Gold and Silver's Daily Review for 6th October 2010
Highlighting how investors can miss the perspective of the market the gold price rose $35+ yesterday, sparking the perception that gold was shooting up. In Europe gold rose €2 to €968. When gold was $1,305 it was €960 in Europe.
Today it stands at $1,349 and in the Euro at €973. It was Fixed in London at $1,347 yet another record. As you can see this is mainly about the fall of the dollar not the rise of the gold price in other currencies. Gold is acting as a measure of value.
What is more is that the Euro price of gold illustrates the steady rise of the metal in all currencies. It is steady and relentless rise, but not nearly as meteoric as the dollar price of gold would imply. The chart of gold in the Euro paints a clearer picture.

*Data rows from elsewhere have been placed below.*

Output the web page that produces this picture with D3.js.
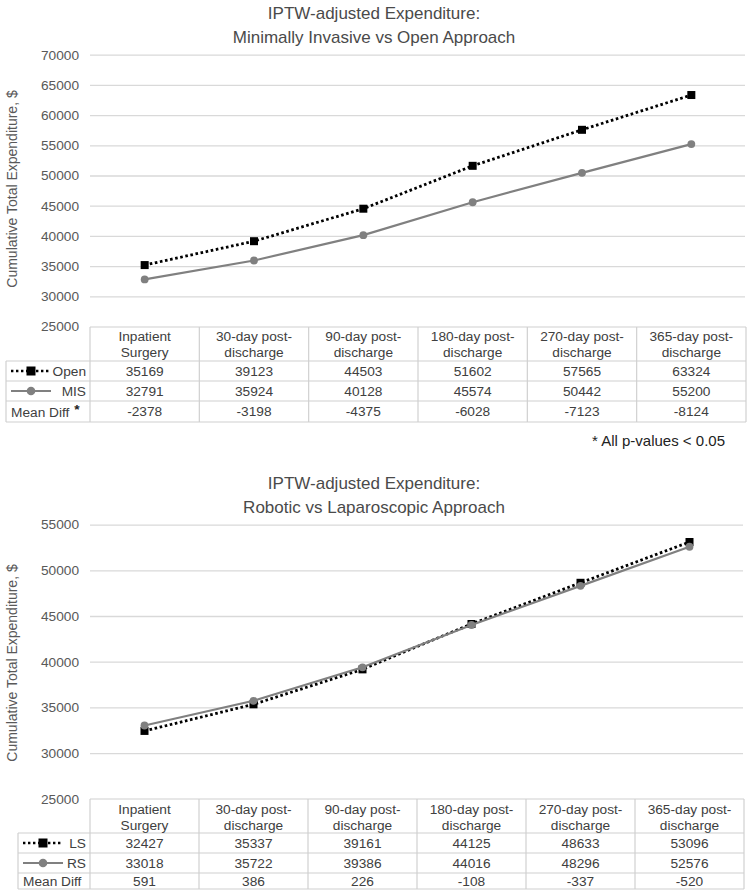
<!DOCTYPE html>
<html><head><meta charset="utf-8">
<script src="https://cdn.jsdelivr.net/npm/d3@7"></script>
<style>body{margin:0;background:#fff}</style>
</head><body>
<svg id="c" width="749" height="894"></svg>
<script>
// ---- data ----
const categories = ["Inpatient Surgery","30-day post-discharge","90-day post-discharge","180-day post-discharge","270-day post-discharge","365-day post-discharge"];
const headerLines = [["Inpatient","Surgery"],["30-day post-","discharge"],["90-day post-","discharge"],["180-day post-","discharge"],["270-day post-","discharge"],["365-day post-","discharge"]];
const openValues = [35169, 39123, 44503, 51602, 57565, 63324];
const misValues  = [32791, 35924, 40128, 45574, 50442, 55200];
const meanDiffTop = [-2378, -3198, -4375, -6028, -7123, -8124];
const lsValues = [32427, 35337, 39161, 44125, 48633, 53096];
const rsValues = [33018, 35722, 39386, 44016, 48296, 52576];
const meanDiffBottom = [591, 386, 226, -108, -337, -520];
const topTicks = [25000, 30000, 35000, 40000, 45000, 50000, 55000, 60000, 65000, 70000];
const bottomTicks = [25000, 30000, 35000, 40000, 45000, 50000, 55000];
const topTitle = ["IPTW-adjusted Expenditure:", "Minimally Invasive vs Open Approach"];
const bottomTitle = ["IPTW-adjusted Expenditure:", "Robotic vs Laparoscopic Approach"];
const yTitle = "Cumulative Total Expenditure, $";
const footnote = "* All p-values < 0.05";

const svg = d3.select("#c");
const FONT = "'Liberation Sans', Arial, sans-serif";
const GRID = "#d9d9d9", BORDER = "#d0d0d0", LABEL = "#595959", TXT = "#404040";
const GRAYS = "#808080";

function drawChart(cfg) {
  const g = svg.append("g");
  const x = d3.scaleBand().domain(categories).range([cfg.x0, cfg.x1]);
  const y = d3.scaleLinear().domain([cfg.ticks[0], cfg.ticks[cfg.ticks.length-1]]).range([cfg.yBottom, cfg.yTop]);
  const cx = c => x(c) + x.bandwidth()/2;

  // title
  cfg.title.forEach((t, i) => {
    g.append("text").attr("x", cfg.titleX).attr("y", cfg.titleY[i])
      .attr("text-anchor", "middle").attr("dominant-baseline", "central")
      .style("font-family", FONT).style("font-size", "17px").style("fill", "#4a4a4a").text(t);
  });

  // axis
  const axis = d3.axisLeft(y).tickValues(cfg.ticks).tickFormat(d3.format("d"))
    .tickSize(-(cfg.x1 - cfg.x0 - 1)).tickPadding(11);
  const ag = g.append("g").attr("transform", `translate(${cfg.x0},0)`).call(axis);
  ag.select(".domain").remove();
  ag.selectAll(".tick line").attr("stroke", GRID).attr("stroke-width", 1.3)
    .attr("opacity", d => d === cfg.ticks[0] ? 0 : 1);
  ag.selectAll(".tick text").style("font-family", FONT).style("font-size", "13.7px").style("fill", LABEL);

  // y title
  g.append("text").attr("transform", `translate(12,${cfg.yTitleY}) rotate(-90)`)
    .attr("text-anchor", "middle").attr("dominant-baseline", "central")
    .style("font-family", FONT).style("font-size", "14px").style("fill", LABEL).text(yTitle);

  // series
  const line = d3.line().x((d, i) => cx(categories[i])).y(d => y(d));
  cfg.series.forEach(s => {
    const path = g.append("path").datum(s.values).attr("d", line).attr("fill", "none");
    if (s.dotted) {
      path.attr("stroke", "#000").attr("stroke-width", 2.8).attr("stroke-dasharray", "2.6 2.6");
    } else {
      path.attr("stroke", GRAYS).attr("stroke-width", 2.2);
    }
    s.values.forEach((v, i) => {
      if (s.dotted) {
        g.append("rect").attr("x", cx(categories[i]) - 4).attr("y", y(v) - 4)
          .attr("width", 8).attr("height", 8).attr("fill", "#000");
      } else {
        g.append("circle").attr("cx", cx(categories[i])).attr("cy", y(v)).attr("r", 3.9).attr("fill", GRAYS);
      }
    });
  });

  // table
  const t = g.append("g");
  const hTop = cfg.headerTop, hH = cfg.headerH;
  const rowTops = [hTop + hH];
  cfg.rowH.forEach((h, i) => rowTops.push(rowTops[i] + h));
  const tableBottom = rowTops[rowTops.length-1];
  const bl = (x1, y1, x2, y2) => t.append("line").attr("x1", x1).attr("y1", y1).attr("x2", x2).attr("y2", y2)
    .attr("stroke", BORDER).attr("stroke-width", 1.2);
  bl(cfg.x0, hTop, cfg.x1, hTop);
  categories.forEach(c => bl(x(c), hTop, x(c), tableBottom));
  bl(cfg.x1, hTop, cfg.x1, tableBottom);
  bl(cfg.legendLeft, rowTops[0], cfg.legendLeft, tableBottom);
  rowTops.forEach(ry => bl(cfg.legendLeft, ry, cfg.x1, ry));

  // header text
  categories.forEach((c, i) => {
    headerLines[i].forEach((ln, j) => {
      t.append("text").attr("x", cx(c)).attr("y", cfg.headerLineY[j])
        .attr("text-anchor", "middle").attr("dominant-baseline", "central")
        .style("font-family", FONT).style("font-size", "13.7px").style("fill", TXT).text(ln);
    });
  });

  // rows
  const rows = [
    {label: cfg.series[0].name, values: cfg.series[0].values, sym: "square"},
    {label: cfg.series[1].name, values: cfg.series[1].values, sym: "circle"},
    {label: "Mean Diff", values: cfg.meanDiff, sym: null}
  ];
  rows.forEach((r, ri) => {
    const cyR = (rowTops[ri] + rowTops[ri+1]) / 2;
    r.values.forEach((v, i) => {
      t.append("text").attr("x", cx(categories[i])).attr("y", cyR)
        .attr("text-anchor", "middle").attr("dominant-baseline", "central")
        .style("font-family", FONT).style("font-size", "13.7px").style("fill", TXT).text(v);
    });
    if (r.sym) {
      const lx0 = cfg.legendSym[0], lx1 = cfg.legendSym[1], mid = (lx0 + lx1) / 2;
      if (r.sym === "square") {
        t.append("line").attr("x1", lx0).attr("x2", lx1).attr("y1", cyR).attr("y2", cyR)
          .attr("stroke", "#000").attr("stroke-width", 2.6).attr("stroke-dasharray", "2.4 2.6");
        t.append("rect").attr("x", mid - 4.5).attr("y", cyR - 4.5).attr("width", 9).attr("height", 9).attr("fill", "#000");
      } else {
        t.append("line").attr("x1", lx0).attr("x2", lx1).attr("y1", cyR).attr("y2", cyR)
          .attr("stroke", GRAYS).attr("stroke-width", 2.2);
        t.append("circle").attr("cx", mid).attr("cy", cyR).attr("r", 4.3).attr("fill", GRAYS);
      }
      t.append("text").attr("x", cfg.legendTextRight).attr("y", cyR)
        .attr("text-anchor", "end").attr("dominant-baseline", "central")
        .style("font-family", FONT).style("font-size", "13.7px").style("fill", TXT).text(r.label);
    } else {
      const tx = t.append("text").attr("x", cfg.meanDiffX).attr("y", cyR)
        .attr("dominant-baseline", "central")
        .style("font-family", FONT).style("font-size", "13.7px").style("fill", TXT);
      tx.append("tspan").text(r.label);
      if (cfg.star) {
        tx.append("tspan").attr("dx", 5).attr("dy", -3).style("font-weight", "bold").style("fill", "#222").text("*");
      }
    }
  });
}

drawChart({
  title: topTitle, titleX: 374, titleY: [13, 37],
  ticks: topTicks, yTop: 54.7, yBottom: 326.5, x0: 90, x1: 746,
  yTitleY: 189,
  series: [{name: "Open", values: openValues, dotted: true}, {name: "MIS", values: misValues, dotted: false}],
  meanDiff: meanDiffTop,
  headerTop: 327, headerH: 34, rowH: [20, 20, 21], headerLineY: [336, 352.5],
  legendLeft: 6, legendSym: [11, 51], legendTextRight: 86, meanDiffX: 11, star: true
});

drawChart({
  title: bottomTitle, titleX: 374, titleY: [483, 507],
  ticks: bottomTicks, yTop: 524.6, yBottom: 798.8, x0: 90, x1: 744,
  yTitleY: 663,
  series: [{name: "LS", values: lsValues, dotted: true}, {name: "RS", values: rsValues, dotted: false}],
  meanDiff: meanDiffBottom,
  headerTop: 799, headerH: 34, rowH: [20, 20, 16], headerLineY: [809.5, 825],
  legendLeft: 18, legendSym: [23, 63], legendTextRight: 86, meanDiffX: 23, star: false
});

svg.append("text").attr("x", 725).attr("y", 440).attr("text-anchor", "end").attr("dominant-baseline", "central")
  .style("font-family", FONT).style("font-size", "15px").style("fill", "#222").text(footnote);
</script>
</body></html>
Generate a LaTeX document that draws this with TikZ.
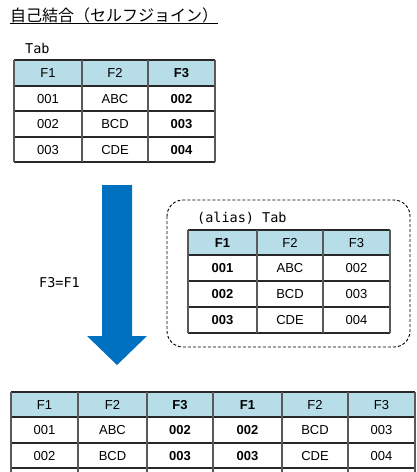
\documentclass[tikz,border=0pt]{standalone}
\usepackage{fontspec}
\setmainfont{Liberation Sans}
\newfontfamily\jpfont{Noto Sans CJK JP}
\newfontfamily\gothfont{DejaVu Sans Mono}
\definecolor{HeadClr}{RGB}{183,222,232}
\definecolor{ArrowClr}{RGB}{0,112,192}
\definecolor{LineClr}{RGB}{40,40,40}

\begin{document}
\begin{tikzpicture}[x=1pt,y=-1pt,
  cell/.style={font=\fontsize{13}{15}\selectfont,inner sep=0pt,text height=9.3pt,text depth=0pt},
  boldcell/.style={cell,font=\fontsize{13}{15}\selectfont\bfseries},
  hline/.style={line width=1.3pt,color=LineClr},
  vline/.style={line width=1.3pt,color=gray!70!black},
  label/.style={font=\gothfont\fontsize{13.5}{16}\selectfont,inner sep=0pt,anchor=base west}]

\useasboundingbox (0,0) rectangle (416,472);
\clip (0,0) rectangle (416,472);

% Title with its underline.
\node[font=\jpfont\fontsize{16}{18}\selectfont,inner sep=0pt,anchor=base west] (title) at (10,21) {自己結合（セルフジョイン）};
\draw[line width=1pt] ([yshift=-2.5pt]title.base west) -- ([yshift=-2.5pt]title.base east);

% The table Tab.
\node[label] (tabname) at (25,53) {Tab};
\fill[HeadClr] (14,60) rectangle (215,86);
\foreach \y in {60,86,111,137,162} \draw[hline] (14,\y) -- (215,\y);
\foreach \x in {14,82,148,215} \draw[vline] (\x,60) -- (\x,162);
\foreach \r/\y/\a/\b/\c in {0/73/F1/F2/F3,1/98.5/001/ABC/002,2/124/002/BCD/003,3/149.5/003/CDE/004}
{
  \node[cell] (tab-\r-1) at (48,\y) {\a};
  \node[cell] (tab-\r-2) at (115,\y) {\b};
  \node[boldcell] (tab-\r-3) at (181.5,\y) {\c};
}

% The join arrow and its condition.
\coordinate (arrtop) at (117,185);
\coordinate (arrtip) at (117,365);
\fill[ArrowClr] ([xshift=-15pt]arrtop) -- ([xshift=15pt]arrtop) -- ([xshift=15pt,yshift=29pt]arrtip)
  -- ([xshift=30pt,yshift=29pt]arrtip) -- (arrtip) -- ([xshift=-30pt,yshift=29pt]arrtip)
  -- ([xshift=-15pt,yshift=29pt]arrtip) -- cycle;
\node[label] (cond) at (39,287) {F3=F1};

% The alias of Tab in a dashed frame.
\draw[rounded corners=16pt,line width=0.9pt,dash pattern=on 3pt off 2pt] (167,200) rectangle (410,347);
\node[label] (aliasname) at (197,222) {(alias) Tab};
\fill[HeadClr] (188,230) rectangle (390,255);
\foreach \y in {230,255,281,307,333} \draw[hline] (188,\y) -- (390,\y);
\foreach \x in {188,257,323,390} \draw[vline] (\x,230) -- (\x,333);
\foreach \r/\y/\a/\b/\c in {0/242.5/F1/F2/F3,1/268/001/ABC/002,2/294/002/BCD/003,3/320/003/CDE/004}
{
  \node[boldcell] (alias-\r-1) at (222.5,\y) {\a};
  \node[cell] (alias-\r-2) at (290,\y) {\b};
  \node[cell] (alias-\r-3) at (356.5,\y) {\c};
}

% The joined result.
\fill[HeadClr] (11,392) rectangle (415,417);
\foreach \y in {392,417,443,468} \draw[hline] (11,\y) -- (415,\y);
\foreach \x in {11,78,147,213,282,348,415} \draw[vline] (\x,392) -- (\x,480);
\foreach \r/\y/\a/\b/\c/\d/\e/\f in {0/404.5/F1/F2/F3/F1/F2/F3,1/430/001/ABC/002/002/BCD/003,2/455.5/002/BCD/003/003/CDE/004}
{
  \node[cell] (res-\r-1) at (44.5,\y) {\a};
  \node[cell] (res-\r-2) at (112.5,\y) {\b};
  \node[boldcell] (res-\r-3) at (180,\y) {\c};
  \node[boldcell] (res-\r-4) at (247.5,\y) {\d};
  \node[cell] (res-\r-5) at (315,\y) {\e};
  \node[cell] (res-\r-6) at (381.5,\y) {\f};
}

\end{tikzpicture}
\end{document}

In the next issue of our newsletters we will post articles [Subscribers can access our archives] on "What's driving gold investment, Prudence or Profits?" and "Have Central Banks lost control of the Gold market?" These may or may not be posted on public websites, so subscribe to make sure you get them.
Gold – Very Short-term
Gold will continue to rise steadily in the Euro, today. It may well rise much faster in the U.S. dollar as it falls around the world. We again expect a boisterous day in New York.
Silver – Very Short-term
Silver traded at $23.05 in London after Asia took it there. London Fixed at $22.92. We expect silver will have another boisterous day in the States and elsewhere.
Gold Price Drivers
We are amazed at how many commentators look at the gold price in terms of the dollar and see it as rising meteorically. They are ignoring the fall in the dollar. The gold price is rising slowly in the strong currencies of the world. Only in the weak currencies is it running. What does that tell you about the dollar?
Even after the Bank of Japan's announcement the Yen has not weakened against the U.S. dollar. What does that tell you about the U.S. dollar and the Yen?
How long can nations rely on, argue about, manipulate exchange rates until they take measure to limit the damage currency moves are having on trade. This issue won't go away and at the moment appears beyond the main global currency nations to address properly, let alone resolve. It will get very messy unless resolved. While the argument continues gold will benefit.
A basket of currencies would measure which currencies are strong and which are weak, but international trade must move to the currency of their main trading partner. China is trying to walk with Europe and not with the U.S. it seems. This leaves the U.S. dollar with a long way to fall. This is gold-positive.
China supports a stable euro and will not reduce the holdings of European bonds in its foreign exchange portfolio. It has bought Spanish government bonds and will buy Greek government bonds in the future. The move towards Europe on the monetary reform front we see as another step away from the U.S. dollar. Any reformation of the monetary system it agrees with Europe will leave room for the dollar to fall and for its role as the global reserve currency to diminish, a very gold positive move. This will be a long-term objective.